Si jamais certains objectent que la sécurité juridique impose la conservation de ce barbarisme, répondez que, si cette prétention était fondée, elle signifierait que la langue française est déficiente ou que ses immenses ressources leur sont inconnues.

Avant de clore le sujet, qu’on nous permette de signaler que la définition des mots « domestique » et « salarié » à l’art. 1er de la Loi sur les normes du travail ne comporte pas la locution « être à l’emploi de ».

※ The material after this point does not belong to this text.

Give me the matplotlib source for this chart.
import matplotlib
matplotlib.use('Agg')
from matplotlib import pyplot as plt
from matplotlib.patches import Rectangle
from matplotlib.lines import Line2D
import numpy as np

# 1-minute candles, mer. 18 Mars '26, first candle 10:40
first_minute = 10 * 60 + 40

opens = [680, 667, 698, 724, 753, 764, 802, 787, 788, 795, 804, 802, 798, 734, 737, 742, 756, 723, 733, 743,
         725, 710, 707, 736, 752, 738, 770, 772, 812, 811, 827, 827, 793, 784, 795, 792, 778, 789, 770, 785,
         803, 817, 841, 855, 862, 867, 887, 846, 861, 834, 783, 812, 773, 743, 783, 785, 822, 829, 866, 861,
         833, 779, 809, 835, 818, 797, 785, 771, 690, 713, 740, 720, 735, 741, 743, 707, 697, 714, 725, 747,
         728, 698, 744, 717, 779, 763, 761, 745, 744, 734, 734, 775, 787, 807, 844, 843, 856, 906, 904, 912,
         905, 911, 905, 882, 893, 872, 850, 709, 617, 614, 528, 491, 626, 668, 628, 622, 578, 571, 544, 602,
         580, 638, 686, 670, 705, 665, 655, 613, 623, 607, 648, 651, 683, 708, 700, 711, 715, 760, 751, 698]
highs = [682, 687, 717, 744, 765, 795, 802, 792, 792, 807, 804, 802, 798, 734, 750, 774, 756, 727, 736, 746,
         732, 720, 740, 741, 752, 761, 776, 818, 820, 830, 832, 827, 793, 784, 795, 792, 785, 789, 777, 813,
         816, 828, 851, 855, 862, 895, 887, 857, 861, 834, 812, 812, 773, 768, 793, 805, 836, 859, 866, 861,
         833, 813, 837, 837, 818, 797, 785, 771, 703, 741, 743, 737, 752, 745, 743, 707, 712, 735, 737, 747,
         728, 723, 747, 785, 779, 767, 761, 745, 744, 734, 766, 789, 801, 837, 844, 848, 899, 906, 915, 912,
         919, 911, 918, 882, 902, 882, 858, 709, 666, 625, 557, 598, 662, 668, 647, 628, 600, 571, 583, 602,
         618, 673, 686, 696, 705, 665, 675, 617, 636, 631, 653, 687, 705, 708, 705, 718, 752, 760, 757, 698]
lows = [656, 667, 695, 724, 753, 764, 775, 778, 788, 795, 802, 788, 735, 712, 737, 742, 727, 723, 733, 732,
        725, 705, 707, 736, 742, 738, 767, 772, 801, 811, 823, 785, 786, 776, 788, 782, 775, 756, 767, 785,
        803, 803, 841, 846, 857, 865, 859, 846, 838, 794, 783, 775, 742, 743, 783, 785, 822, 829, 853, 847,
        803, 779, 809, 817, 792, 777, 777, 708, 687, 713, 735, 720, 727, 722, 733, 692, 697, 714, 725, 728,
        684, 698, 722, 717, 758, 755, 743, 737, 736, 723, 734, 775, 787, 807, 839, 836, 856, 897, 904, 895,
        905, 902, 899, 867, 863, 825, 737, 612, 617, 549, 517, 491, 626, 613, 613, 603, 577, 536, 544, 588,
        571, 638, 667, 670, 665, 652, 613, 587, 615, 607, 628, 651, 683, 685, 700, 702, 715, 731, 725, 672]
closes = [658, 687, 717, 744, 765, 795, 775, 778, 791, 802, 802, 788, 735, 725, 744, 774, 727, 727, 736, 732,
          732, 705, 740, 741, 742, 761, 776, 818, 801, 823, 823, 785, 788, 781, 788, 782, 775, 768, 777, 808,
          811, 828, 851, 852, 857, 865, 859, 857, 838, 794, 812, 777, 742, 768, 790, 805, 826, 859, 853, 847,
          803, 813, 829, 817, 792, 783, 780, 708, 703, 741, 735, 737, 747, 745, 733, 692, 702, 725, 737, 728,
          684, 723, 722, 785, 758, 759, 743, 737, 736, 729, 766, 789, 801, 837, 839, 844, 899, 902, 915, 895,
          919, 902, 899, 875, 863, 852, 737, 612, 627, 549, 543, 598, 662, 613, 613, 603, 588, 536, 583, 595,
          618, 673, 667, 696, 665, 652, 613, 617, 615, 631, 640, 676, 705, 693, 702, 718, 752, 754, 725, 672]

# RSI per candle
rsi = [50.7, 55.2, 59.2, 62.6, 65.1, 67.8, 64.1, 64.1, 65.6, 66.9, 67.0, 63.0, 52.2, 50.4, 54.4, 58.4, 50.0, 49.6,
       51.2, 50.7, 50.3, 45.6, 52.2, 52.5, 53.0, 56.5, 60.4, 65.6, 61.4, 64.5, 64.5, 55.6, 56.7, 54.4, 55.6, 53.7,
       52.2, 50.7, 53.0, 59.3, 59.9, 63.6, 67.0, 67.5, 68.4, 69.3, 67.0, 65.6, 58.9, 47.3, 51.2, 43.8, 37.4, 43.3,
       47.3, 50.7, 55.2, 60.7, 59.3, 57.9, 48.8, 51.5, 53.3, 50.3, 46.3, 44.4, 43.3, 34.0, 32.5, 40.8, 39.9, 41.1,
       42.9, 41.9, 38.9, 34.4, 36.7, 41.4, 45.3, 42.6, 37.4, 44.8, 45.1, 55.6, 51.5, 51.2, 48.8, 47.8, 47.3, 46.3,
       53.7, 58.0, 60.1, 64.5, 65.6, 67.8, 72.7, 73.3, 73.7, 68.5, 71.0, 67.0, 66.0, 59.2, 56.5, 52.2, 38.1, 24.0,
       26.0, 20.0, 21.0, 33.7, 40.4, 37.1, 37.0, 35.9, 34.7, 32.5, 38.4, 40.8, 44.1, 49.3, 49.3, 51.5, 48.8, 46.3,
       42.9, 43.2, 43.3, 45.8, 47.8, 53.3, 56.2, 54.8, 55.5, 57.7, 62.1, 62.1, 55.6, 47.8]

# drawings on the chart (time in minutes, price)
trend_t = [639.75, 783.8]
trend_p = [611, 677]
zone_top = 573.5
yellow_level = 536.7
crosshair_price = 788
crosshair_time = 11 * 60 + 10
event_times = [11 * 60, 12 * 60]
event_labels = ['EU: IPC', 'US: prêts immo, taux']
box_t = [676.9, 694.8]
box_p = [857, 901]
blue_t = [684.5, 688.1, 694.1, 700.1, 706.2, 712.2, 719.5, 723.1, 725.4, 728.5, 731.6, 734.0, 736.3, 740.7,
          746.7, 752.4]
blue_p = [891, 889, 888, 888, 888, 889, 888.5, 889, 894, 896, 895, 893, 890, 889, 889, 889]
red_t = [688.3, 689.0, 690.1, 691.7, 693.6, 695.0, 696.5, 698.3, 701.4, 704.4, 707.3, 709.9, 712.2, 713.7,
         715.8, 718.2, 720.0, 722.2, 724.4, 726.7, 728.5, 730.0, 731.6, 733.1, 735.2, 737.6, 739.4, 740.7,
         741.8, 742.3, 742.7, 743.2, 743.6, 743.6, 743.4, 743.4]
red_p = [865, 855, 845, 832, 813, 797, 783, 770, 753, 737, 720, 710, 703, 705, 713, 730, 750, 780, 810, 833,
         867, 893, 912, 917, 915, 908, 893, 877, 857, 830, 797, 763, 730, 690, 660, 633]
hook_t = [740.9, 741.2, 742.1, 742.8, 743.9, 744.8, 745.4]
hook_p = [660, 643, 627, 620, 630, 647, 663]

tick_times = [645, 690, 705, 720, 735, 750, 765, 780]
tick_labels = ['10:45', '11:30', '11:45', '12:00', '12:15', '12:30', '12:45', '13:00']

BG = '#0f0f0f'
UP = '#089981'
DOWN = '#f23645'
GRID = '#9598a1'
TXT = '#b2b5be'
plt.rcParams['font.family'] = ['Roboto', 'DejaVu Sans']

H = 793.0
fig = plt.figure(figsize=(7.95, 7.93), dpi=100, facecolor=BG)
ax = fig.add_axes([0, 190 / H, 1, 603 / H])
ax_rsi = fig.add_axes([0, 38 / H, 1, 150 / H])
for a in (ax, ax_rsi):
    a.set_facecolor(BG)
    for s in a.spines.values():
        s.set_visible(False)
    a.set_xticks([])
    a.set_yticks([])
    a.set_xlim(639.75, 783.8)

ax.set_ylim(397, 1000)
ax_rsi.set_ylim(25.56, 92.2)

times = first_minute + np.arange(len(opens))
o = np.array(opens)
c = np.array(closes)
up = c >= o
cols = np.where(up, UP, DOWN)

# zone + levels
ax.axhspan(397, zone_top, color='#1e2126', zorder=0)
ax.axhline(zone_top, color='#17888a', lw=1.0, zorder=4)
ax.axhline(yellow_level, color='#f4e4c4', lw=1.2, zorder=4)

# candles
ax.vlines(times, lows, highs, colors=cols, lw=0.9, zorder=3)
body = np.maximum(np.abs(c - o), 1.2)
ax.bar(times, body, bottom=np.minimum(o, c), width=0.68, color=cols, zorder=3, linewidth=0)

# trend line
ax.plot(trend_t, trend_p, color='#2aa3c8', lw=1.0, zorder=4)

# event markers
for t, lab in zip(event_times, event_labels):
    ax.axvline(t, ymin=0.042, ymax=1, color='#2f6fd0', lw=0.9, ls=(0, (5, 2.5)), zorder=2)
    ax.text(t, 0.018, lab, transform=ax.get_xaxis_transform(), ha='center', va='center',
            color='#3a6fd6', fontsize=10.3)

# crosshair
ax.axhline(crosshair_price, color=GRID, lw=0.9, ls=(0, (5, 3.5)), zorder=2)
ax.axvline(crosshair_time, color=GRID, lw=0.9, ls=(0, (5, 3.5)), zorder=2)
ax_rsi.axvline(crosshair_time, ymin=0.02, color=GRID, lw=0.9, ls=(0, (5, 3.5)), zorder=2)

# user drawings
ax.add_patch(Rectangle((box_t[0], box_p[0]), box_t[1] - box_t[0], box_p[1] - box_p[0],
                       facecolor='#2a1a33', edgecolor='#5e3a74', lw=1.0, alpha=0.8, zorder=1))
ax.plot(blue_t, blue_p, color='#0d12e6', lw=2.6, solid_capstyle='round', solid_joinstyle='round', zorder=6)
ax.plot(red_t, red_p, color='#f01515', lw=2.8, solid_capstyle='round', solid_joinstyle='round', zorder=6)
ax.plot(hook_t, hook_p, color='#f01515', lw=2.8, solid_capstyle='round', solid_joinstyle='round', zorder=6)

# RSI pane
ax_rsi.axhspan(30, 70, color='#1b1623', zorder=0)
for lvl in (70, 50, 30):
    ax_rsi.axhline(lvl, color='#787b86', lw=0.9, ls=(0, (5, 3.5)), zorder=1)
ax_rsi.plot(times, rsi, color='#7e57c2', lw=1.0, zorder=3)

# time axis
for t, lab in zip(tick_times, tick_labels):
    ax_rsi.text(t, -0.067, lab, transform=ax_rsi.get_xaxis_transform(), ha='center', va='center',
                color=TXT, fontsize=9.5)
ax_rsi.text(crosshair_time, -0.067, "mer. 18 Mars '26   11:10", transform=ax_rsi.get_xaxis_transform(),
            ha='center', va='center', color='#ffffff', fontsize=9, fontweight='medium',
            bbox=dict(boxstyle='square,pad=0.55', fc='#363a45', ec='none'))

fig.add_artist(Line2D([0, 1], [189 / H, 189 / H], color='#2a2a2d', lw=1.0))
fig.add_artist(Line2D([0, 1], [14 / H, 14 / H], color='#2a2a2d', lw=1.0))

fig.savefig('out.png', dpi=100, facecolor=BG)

II. L’abus du mot « spécifique »

L’art. 10 modifie l’art. 49

Au deuxième alinéa, on lit : « pour une fin spécifique mentionnée dans cet écrit ». Le mot « spécifique » est bien français, mais son emploi est douteux dans cette phrase. Ce mot français n’a pas tous les sens du mot anglais « specific ». Il est, à notre avis, un calque injustifié dans ce cas. Il serait préférable d’écrire, par exemple, « pour une fin précise », ce dernier mot étant pré­cis, faut-il le mentionner.

III. L’abus du mot « requis »

L’art. 15 modifie l’art. 57

Au troisième paragraphe, on lit : « … en sus du temps de déplacement normalement requis pour se rendre à son lieu de travail habituel ». Le mot « requis » est bien français, mais son emploi agace dans cette phrase.

L’occurrence de ce mot est beaucoup plus fréquente au Québec qu’ailleurs dans le monde francophone. Sa fréquence ici s’explique par l’omniprésence de « required » dans les textes anglais, que l’on traduit servilement par le terme français qui y ressemble en apparence, sans plus de précaution. On écrirait naturellement ici « temps de déplacement néces­saire… ».

CONCLUSION

Que votre commission fasse un beau geste pour la promotion de la langue française!